17. As regards the grant of bonus, however, it seems to me that the tribunal below has fallen into a patent error in granting bonus to the employee for the relevant period. What the award granted to the employee was ' back-wages' from 1 to 15 January 1959 and from 1 January 1930 till the date of reinstatement. Now, apart from the well-accepted position that bonus is in the nature of an earned income depending upon mutual effort and exertion by the employer and the employee, and in the present case inasmuch as during the period that the employee was out of his job, he did not put in any effort and so was not entitled to bonus, the very definition of ' wages' excludes the concept of bonus. The term ' wages ' is defined by Section 2(rr) thus:
(rr) 'wages' means all remuneration capable of being expressed in terms of money, which would, if the terms of employment, expressed or implied, were fulfilled, be payable to a, workman in respect of his employment or of work done in such employment, and includes-
* * *but does not include-
(a) any bonus;
(b) any contribution paid or payable by the employer to any pension fund or provident fund or for the benefit of the workman under any law for the time being in force;
(c) any gratuity payable on the termination of his service.
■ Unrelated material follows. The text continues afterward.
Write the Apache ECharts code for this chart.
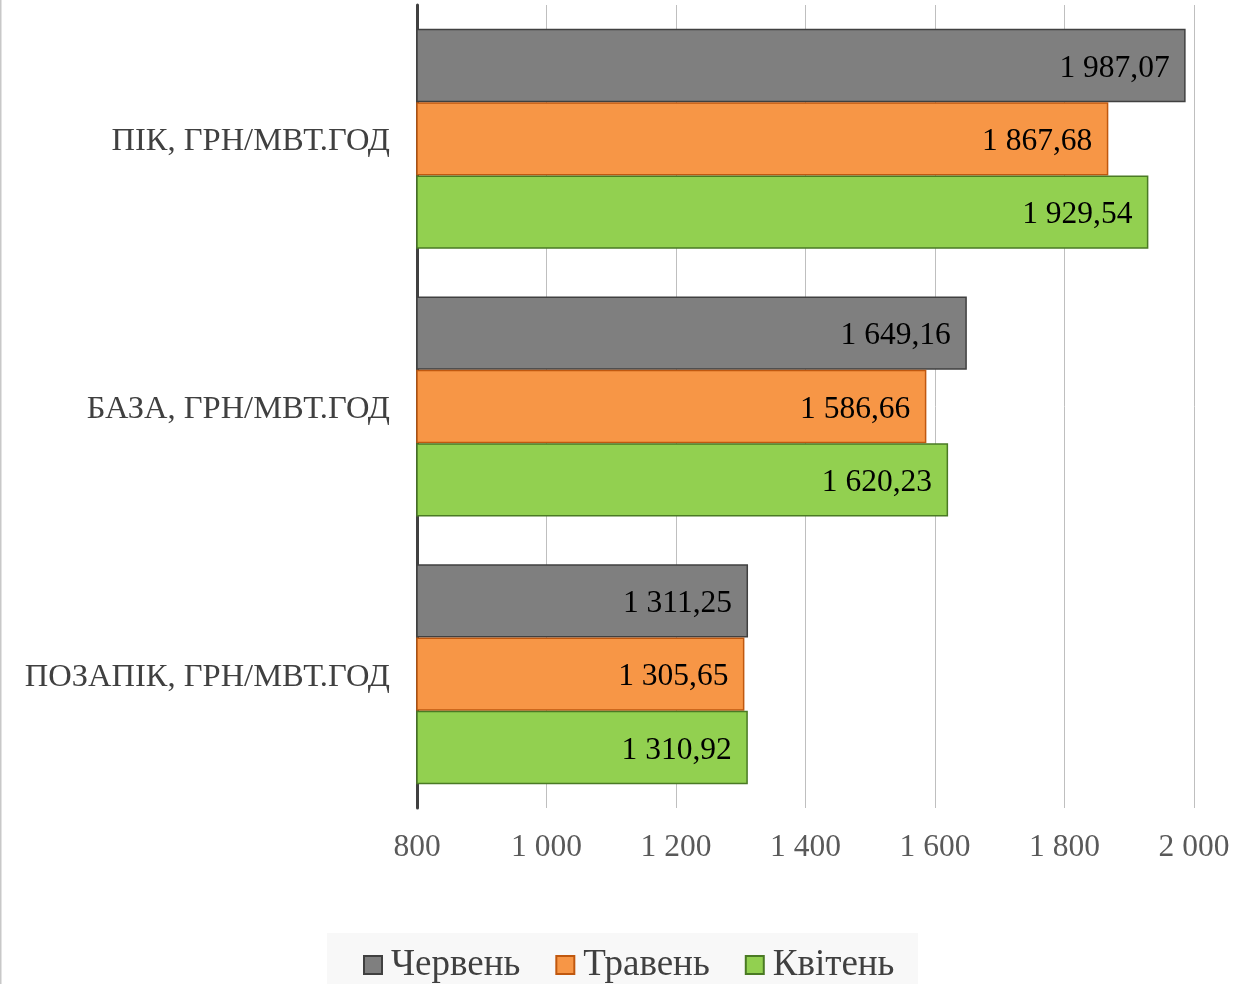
<!DOCTYPE html>
<html><head><meta charset="utf-8">
<script src="https://cdn.jsdelivr.net/npm/echarts@6/dist/echarts.min.js"></script>
<style>html,body{margin:0;padding:0;background:#fff}#c{width:1242px;height:984px;}</style>
</head><body><div id="c"></div>
<script>
const categories = ['ПІК, ГРН/МВТ.ГОД', 'БАЗА, ГРН/МВТ.ГОД', 'ПОЗАПІК, ГРН/МВТ.ГОД'];
const seriesNames = ['Червень', 'Травень', 'Квітень'];
const cherven = [1987.07, 1649.16, 1311.25];
const traven = [1867.68, 1586.66, 1305.65];
const kviten = [1929.54, 1620.23, 1310.92];
const colors = ['#7f7f7f', '#f79646', '#92d050'];
const borders = ['#404040', '#c0580f', '#4a7a24'];
const values = [cherven, traven, kviten];

function fmt(v, dec) {
  const parts = v.toFixed(dec).split('.');
  const int = parts[0].replace(/\B(?=(\d{3})+(?!\d))/g, ' ');
  return dec ? int + ',' + parts[1] : int;
}

const chart = echarts.init(document.getElementById('c'), null, {renderer: 'canvas'});
chart.setOption({
  animation: false,
  textStyle: {fontFamily: 'Liberation Serif'},
  graphic: [
    {type: 'rect', shape: {x: 327, y: 933, width: 591, height: 60}, style: {fill: '#f8f8f8'}, z: -1},
    {type: 'line', shape: {x1: 0.5, y1: 0, x2: 0.5, y2: 984}, style: {stroke: '#c8c8c8', lineWidth: 2}}
  ],
  grid: {left: 417, right: 48, top: 5, bottom: 176, containLabel: false},
  xAxis: {
    type: 'value', min: 800, max: 2000, interval: 200,
    axisLine: {show: false},
    axisTick: {show: false},
    splitLine: {show: true, lineStyle: {color: '#bfbfbf', width: 1}},
    axisLabel: {fontFamily: 'Liberation Serif', fontSize: 31.5, color: '#595959', margin: 24,
      formatter: v => fmt(v, 0)}
  },
  yAxis: {
    type: 'category', data: categories, inverse: true,
    axisLine: {show: true, lineStyle: {color: '#404040', width: 3}},
    axisTick: {show: false},
    axisLabel: {margin: 27, formatter: v => '{a|' + v + '}',
      rich: {a: {fontFamily: 'Liberation Serif', fontSize: 32.5, color: '#404040', padding: [6, 0, 0, 0]}}}
  },
  legend: {
    top: 940, left: 358,
    itemWidth: 18, itemHeight: 18, itemGap: 35,
    textStyle: {fontFamily: 'Liberation Serif', fontSize: 37, color: '#404040', padding: [0, 0, 0, 4], lineHeight: 40},
    data: seriesNames.map(n => ({name: n, icon: 'rect'}))
  },
  series: seriesNames.map((n, i) => ({
    name: n, type: 'bar', data: values[i],
    barGap: '0%', barCategoryGap: '17.8%',
    itemStyle: {color: colors[i], borderColor: borders[i], borderWidth: 1.5},
    label: {show: true, position: 'insideRight', distance: 16, offset: [0, 3], fontFamily: 'Liberation Serif',
      fontSize: 31.5, color: '#000', formatter: p => fmt(p.value, 2)}
  }))
});
</script></body></html>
So that, the statute itself says in express terms that wages do not include any bonus. The labour court was, therefore, plainly in error in granting bonus to the employee.
18. Similarly, in my view, the tribunal below has fallen into an obvious error in holding that the leave to which the employee was entitled, could be converted into cash and on that footing, he would be entitled to a sum of Rs. 267. Except for these two reliefs which, in my opinion, fall under the category of errors of law apparent on the face of the record, the other reliefs granted by the labour court are not open to challenge under Article 226 of the Constitution.
19.This writ petition is, therefore, allowed in part to the extent indicated above, but, in the circumstances, there will be no order as to costs.